If you had come to me when I was 18 and told me I’d reach 25 and still not be a mom, I wouldn’t have believed you.
Yet here we are. Almost. In three weeks.
But I’m constantly surrounded by children even if I don’t get to take any of them home with me. Seven summers as a camp counselor made me used to loving kids that don’t belong to me.
I know more kids at Midtown than I do adults; sometimes when I introduce myself to new people I have to say something like, “I’m Linda, and I know you’re Chloe’s mom but I’ve never caught your name.” It actually makes it easier for me to get to know people, because I’m much less anxious around them if I already love their kid, and they’re more likely to like me when their kid loves me.
We have four babies in our Lifegroup. The other day I walked in and sat down and wondered what felt off, then suddenly said “Why are there no kids??” because there weren’t at the moment. (When I would tell other Midtown-ers that we didn’t have a sitter and we just do group time with all the kids running around(this changed about a month ago), they’d always ask how we get anything done. It’s actually weird now to do it without baby noise in the background.) But then the guys sent Cannon back to us and it felt normal again.
I love my friends’ kids almost as much as I love my friends.
I’ve never had friends that weren’t compartmentalized and temporary. I’d make friends for a year at a time in college, then we’d live on different halls or have different classes and finally we graduated. I’d have summer friends at camp, and even if they came back from one summer to the next, most weren’t close between summers. Then I had the closest friends I’d ever had, who lived with me every day for eleven months and lived a life that I’d never share with anyone else, but it was still a specific season, with a time limit, that we’d all signed up for.
I forget most of the time that my Lifegroup isn’t like that. We aren’t confined to one season, because this season doesn’t have a title or a definite end. It’s just life. Normal adulthood. And these are the first “normal” friends I’ve ever had. I’ve always grown into things a little late; I got a cell phone when I was 18, my driver’s license when I was 21, I needed an extra semester to graduate college, and then I made my first adult friends when I was 24. I think I appreciate all of those things a bit more, having waited longer for them.
I want these to be the friends I get to keep. I don’t want to have kids one day who look at my old pictures and ask me who those people are; I want them to say “Oh look, there’s a really young version of Cannon’s mom” because they grew up around all of them.

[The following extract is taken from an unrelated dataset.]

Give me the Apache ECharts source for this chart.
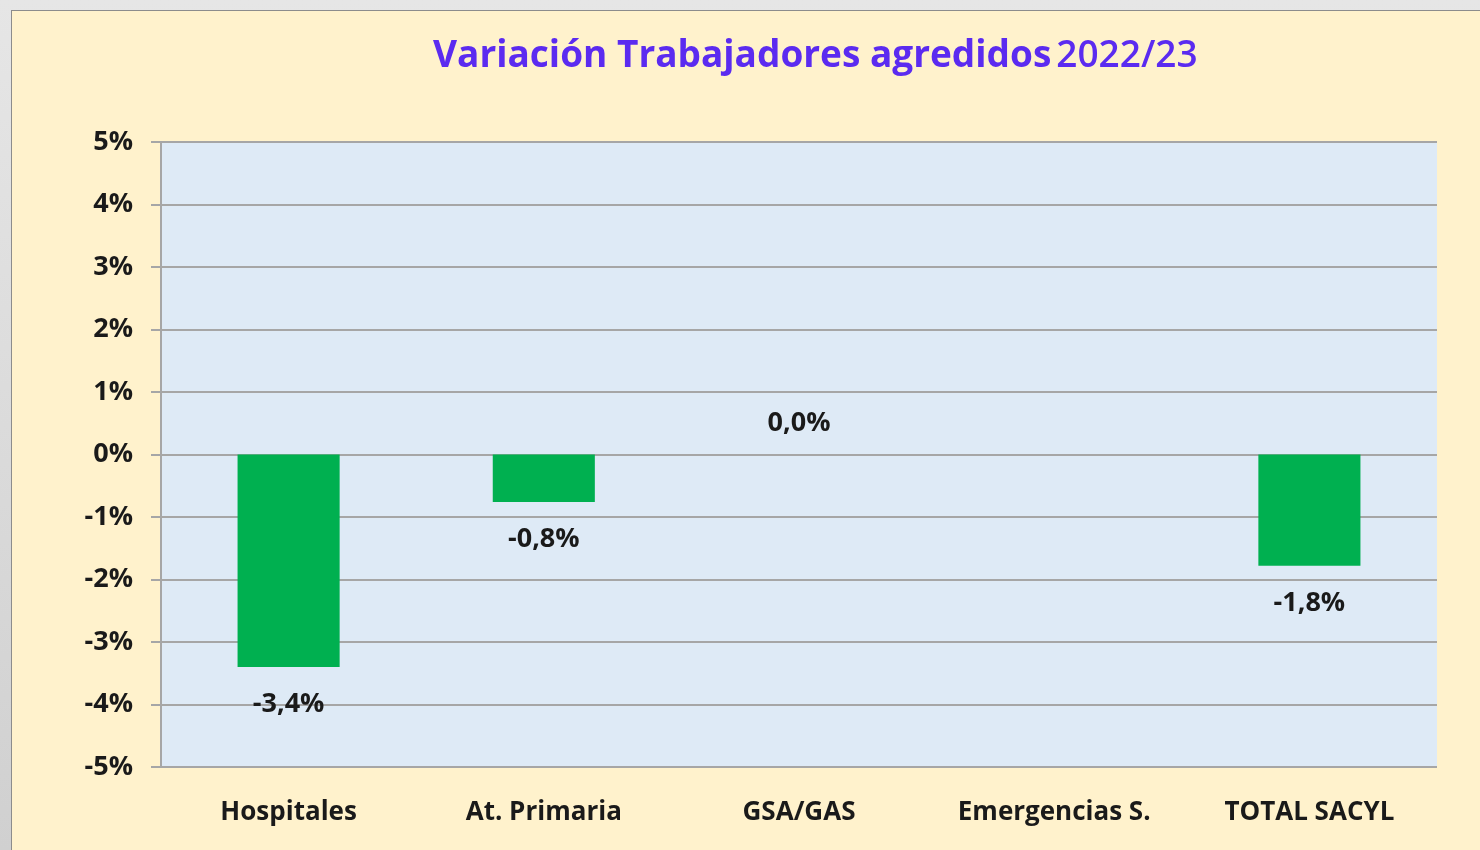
<!DOCTYPE html>
<html>
<head>
<meta charset="utf-8">
<script src="https://cdn.jsdelivr.net/npm/echarts@6/dist/echarts.min.js"></script>
<style>
html,body{margin:0;padding:0;width:1480px;height:850px;overflow:hidden;background:linear-gradient(#e6e6e6,#d0d0d0);}
#c{position:absolute;left:11px;top:10px;width:1469px;height:840px;background:#FFF2CC;border-top:1px solid #8c8c8c;border-left:1px solid #8c8c8c;box-sizing:border-box;}
</style>
</head>
<body>
<div id="c"></div>
<script>
const categories = ['Hospitales', 'At. Primaria', 'GSA/GAS', 'Emergencias S.', 'TOTAL SACYL'];
const values = [-3.4, -0.76, 0.0, null, -1.78];
const yTicks = { min: -5, max: 5, interval: 1 };
const titleMain = 'Variación Trabajadores agredidos';
const titleYear = '2022/23';

const FONT = '"Open Sans", "Noto Sans", sans-serif';
const chart = echarts.init(document.getElementById('c'));
const fmt = v => v.toFixed(1).replace('.', ',') + '%';

const data = values.map(v => v === 0 ? { value: v, label: { position: 'top', distance: 18 } } : v);

chart.setOption({
  animation: false,
  title: {
    text: '{a|' + titleMain + '} {b|' + titleYear + '}',
    left: 416,
    top: 22,
    textStyle: {
      rich: {
        a: { fontFamily: FONT, fontWeight: 'bold', fontSize: 37, color: '#5B2BF0' },
        b: { fontFamily: FONT, fontWeight: 600, fontSize: 37, color: '#5B2BF0' }
      }
    }
  },
  grid: {
    left: 149, top: 131, width: 1276, height: 625,
    show: true, backgroundColor: '#DEEAF6', borderWidth: 0
  },
  xAxis: {
    type: 'category',
    data: categories,
    axisLine: { show: false },
    axisTick: { show: false },
    axisLabel: {
      interval: 0,
      margin: 33,
      fontFamily: FONT, fontWeight: 'bold', fontSize: 26, color: '#1a1a1a'
    }
  },
  yAxis: {
    type: 'value',
    min: yTicks.min, max: yTicks.max, interval: yTicks.interval,
    axisLine: { show: true, lineStyle: { color: '#A6A6A6', width: 2 } },
    axisTick: { show: true, length: 10, lineStyle: { color: '#A6A6A6', width: 2 } },
    splitLine: { show: true, lineStyle: { color: '#A6A6A6', width: 2 } },
    axisLabel: {
      margin: 28,
      formatter: v => v + '%',
      fontFamily: FONT, fontWeight: 'bold', fontSize: 27, color: '#1a1a1a'
    }
  },
  series: [{
    type: 'bar',
    data: data,
    barWidth: '40%',
    itemStyle: { color: '#00B050' },
    label: {
      show: true,
      position: 'bottom',
      distance: 24,
      formatter: p => p.value == null ? '' : fmt(p.value),
      fontFamily: FONT, fontWeight: 'bold', fontSize: 27, color: '#1a1a1a'
    }
  }]
});
</script>
</body>
</html>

Once I joked that I wished we could all live in a house together like a sorority, then quickly took it back because all of them are married so I’d still sleep in a room by myself and it would all be super weird. I do love them enough to want to see them every day and that was my point…but we were laughing so much that I didn’t bother explaining.
I don’t even like to refer to them as “my church” because that makes it sound like a group of people I see on Sunday, listen to a sermon with, and keep separate from the rest of my life.
I’d rather call them my family, because when something happens I want to tell them first, and if I could I would see them as much as my normal family. They feel like home.
My brothers are my family by blood, but my church is my family by grace.